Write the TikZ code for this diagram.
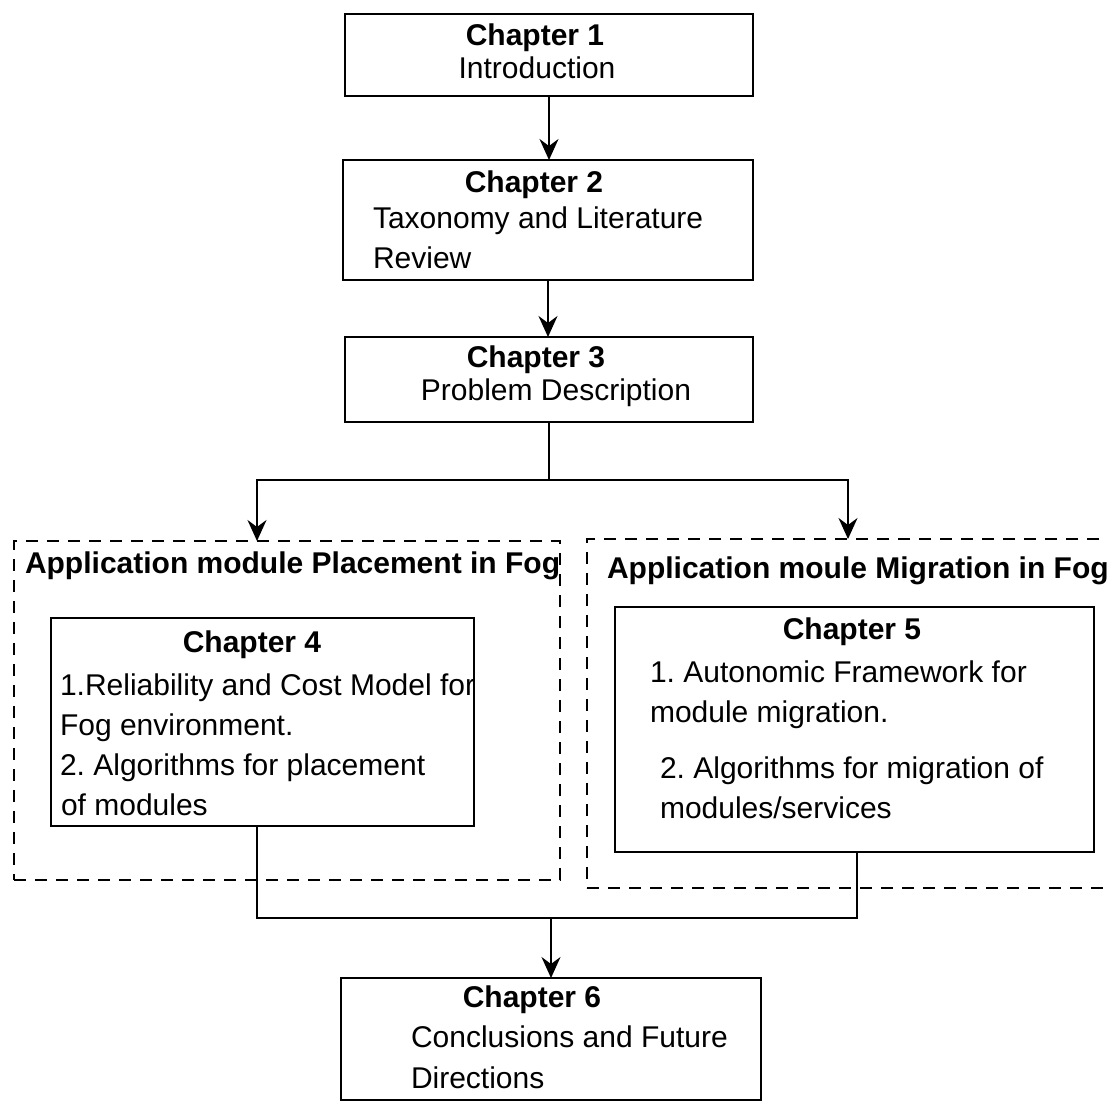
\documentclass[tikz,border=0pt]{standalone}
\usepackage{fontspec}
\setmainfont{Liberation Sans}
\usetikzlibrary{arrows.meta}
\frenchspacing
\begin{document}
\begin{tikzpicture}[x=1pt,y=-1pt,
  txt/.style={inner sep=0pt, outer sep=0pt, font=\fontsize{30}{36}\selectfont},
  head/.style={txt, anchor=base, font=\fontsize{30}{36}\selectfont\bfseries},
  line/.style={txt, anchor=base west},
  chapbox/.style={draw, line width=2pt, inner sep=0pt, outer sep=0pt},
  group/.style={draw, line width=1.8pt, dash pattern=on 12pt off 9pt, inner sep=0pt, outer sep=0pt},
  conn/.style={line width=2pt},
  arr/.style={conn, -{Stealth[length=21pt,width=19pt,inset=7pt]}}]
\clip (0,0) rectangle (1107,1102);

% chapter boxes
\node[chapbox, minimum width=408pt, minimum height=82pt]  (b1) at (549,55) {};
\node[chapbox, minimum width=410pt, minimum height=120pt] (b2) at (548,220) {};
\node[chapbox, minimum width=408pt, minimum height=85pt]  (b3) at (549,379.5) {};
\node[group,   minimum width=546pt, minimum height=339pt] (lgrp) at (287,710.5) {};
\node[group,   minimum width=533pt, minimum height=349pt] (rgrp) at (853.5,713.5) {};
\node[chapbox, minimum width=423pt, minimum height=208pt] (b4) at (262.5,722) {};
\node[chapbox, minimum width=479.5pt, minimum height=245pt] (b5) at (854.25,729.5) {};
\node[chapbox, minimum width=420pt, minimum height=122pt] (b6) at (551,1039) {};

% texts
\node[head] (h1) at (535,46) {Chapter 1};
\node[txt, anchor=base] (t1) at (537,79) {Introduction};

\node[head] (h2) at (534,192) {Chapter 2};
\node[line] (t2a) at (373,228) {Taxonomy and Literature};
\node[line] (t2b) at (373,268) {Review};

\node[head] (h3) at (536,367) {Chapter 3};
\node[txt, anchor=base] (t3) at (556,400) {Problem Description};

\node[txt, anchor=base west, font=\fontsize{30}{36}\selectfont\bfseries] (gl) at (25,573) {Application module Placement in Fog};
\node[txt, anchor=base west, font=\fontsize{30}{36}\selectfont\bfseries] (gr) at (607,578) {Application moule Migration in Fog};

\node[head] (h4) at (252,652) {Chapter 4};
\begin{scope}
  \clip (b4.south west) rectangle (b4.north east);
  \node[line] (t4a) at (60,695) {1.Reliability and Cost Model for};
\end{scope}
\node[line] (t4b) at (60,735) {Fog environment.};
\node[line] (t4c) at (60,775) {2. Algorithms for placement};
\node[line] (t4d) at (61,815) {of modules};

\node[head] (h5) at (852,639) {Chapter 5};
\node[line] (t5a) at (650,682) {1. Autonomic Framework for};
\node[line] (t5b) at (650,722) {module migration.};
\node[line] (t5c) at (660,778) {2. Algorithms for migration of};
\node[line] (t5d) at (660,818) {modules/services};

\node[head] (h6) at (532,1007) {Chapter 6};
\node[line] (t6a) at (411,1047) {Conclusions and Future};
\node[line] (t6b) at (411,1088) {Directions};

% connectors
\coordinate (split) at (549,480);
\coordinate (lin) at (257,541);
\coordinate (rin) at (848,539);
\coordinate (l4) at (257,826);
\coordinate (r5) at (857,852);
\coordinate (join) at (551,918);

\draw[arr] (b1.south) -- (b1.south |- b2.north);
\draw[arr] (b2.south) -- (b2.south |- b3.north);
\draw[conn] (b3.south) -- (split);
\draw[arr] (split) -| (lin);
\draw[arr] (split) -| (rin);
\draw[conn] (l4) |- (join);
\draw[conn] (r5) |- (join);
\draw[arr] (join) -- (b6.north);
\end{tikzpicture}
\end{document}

====

Required work
Omit any images, then output the listing exactly.

The result
Write the TikZ code for this diagram.
\documentclass[tikz,border=0pt]{standalone}
\usepackage{fontspec}
\setmainfont{Liberation Sans}
\usetikzlibrary{arrows.meta}
\frenchspacing
\begin{document}
\begin{tikzpicture}[x=1pt,y=-1pt,
  txt/.style={inner sep=0pt, outer sep=0pt, font=\fontsize{30}{36}\selectfont},
  head/.style={txt, anchor=base, font=\fontsize{30}{36}\selectfont\bfseries},
  line/.style={txt, anchor=base west},
  chapbox/.style={draw, line width=2pt, inner sep=0pt, outer sep=0pt},
  group/.style={draw, line width=1.8pt, dash pattern=on 12pt off 9pt, inner sep=0pt, outer sep=0pt},
  conn/.style={line width=2pt},
  arr/.style={conn, -{Stealth[length=21pt,width=19pt,inset=7pt]}}]
\clip (0,0) rectangle (1107,1102);

% chapter boxes
\node[chapbox, minimum width=408pt, minimum height=82pt]  (b1) at (549,55) {};
\node[chapbox, minimum width=410pt, minimum height=120pt] (b2) at (548,220) {};
\node[chapbox, minimum width=408pt, minimum height=85pt]  (b3) at (549,379.5) {};
\node[group,   minimum width=546pt, minimum height=339pt] (lgrp) at (287,710.5) {};
\node[group,   minimum width=533pt, minimum height=349pt] (rgrp) at (853.5,713.5) {};
\node[chapbox, minimum width=423pt, minimum height=208pt] (b4) at (262.5,722) {};
\node[chapbox, minimum width=479.5pt, minimum height=245pt] (b5) at (854.25,729.5) {};
\node[chapbox, minimum width=420pt, minimum height=122pt] (b6) at (551,1039) {};

% texts
\node[head] (h1) at (535,46) {Chapter 1};
\node[txt, anchor=base] (t1) at (537,79) {Introduction};

\node[head] (h2) at (534,192) {Chapter 2};
\node[line] (t2a) at (373,228) {Taxonomy and Literature};
\node[line] (t2b) at (373,268) {Review};

\node[head] (h3) at (536,367) {Chapter 3};
\node[txt, anchor=base] (t3) at (556,400) {Problem Description};

\node[txt, anchor=base west, font=\fontsize{30}{36}\selectfont\bfseries] (gl) at (25,573) {Application module Placement in Fog};
\node[txt, anchor=base west, font=\fontsize{30}{36}\selectfont\bfseries] (gr) at (607,578) {Application moule Migration in Fog};

\node[head] (h4) at (252,652) {Chapter 4};
\begin{scope}
  \clip (b4.south west) rectangle (b4.north east);
  \node[line] (t4a) at (60,695) {1.Reliability and Cost Model for};
\end{scope}
\node[line] (t4b) at (60,735) {Fog environment.};
\node[line] (t4c) at (60,775) {2. Algorithms for placement};
\node[line] (t4d) at (61,815) {of modules};

\node[head] (h5) at (852,639) {Chapter 5};
\node[line] (t5a) at (650,682) {1. Autonomic Framework for};
\node[line] (t5b) at (650,722) {module migration.};
\node[line] (t5c) at (660,778) {2. Algorithms for migration of};
\node[line] (t5d) at (660,818) {modules/services};

\node[head] (h6) at (532,1007) {Chapter 6};
\node[line] (t6a) at (411,1047) {Conclusions and Future};
\node[line] (t6b) at (411,1088) {Directions};

% connectors
\coordinate (split) at (549,480);
\coordinate (lin) at (257,541);
\coordinate (rin) at (848,539);
\coordinate (l4) at (257,826);
\coordinate (r5) at (857,852);
\coordinate (join) at (551,918);

\draw[arr] (b1.south) -- (b1.south |- b2.north);
\draw[arr] (b2.south) -- (b2.south |- b3.north);
\draw[conn] (b3.south) -- (split);
\draw[arr] (split) -| (lin);
\draw[arr] (split) -| (rin);
\draw[conn] (l4) |- (join);
\draw[conn] (r5) |- (join);
\draw[arr] (join) -- (b6.north);
\end{tikzpicture}
\end{document}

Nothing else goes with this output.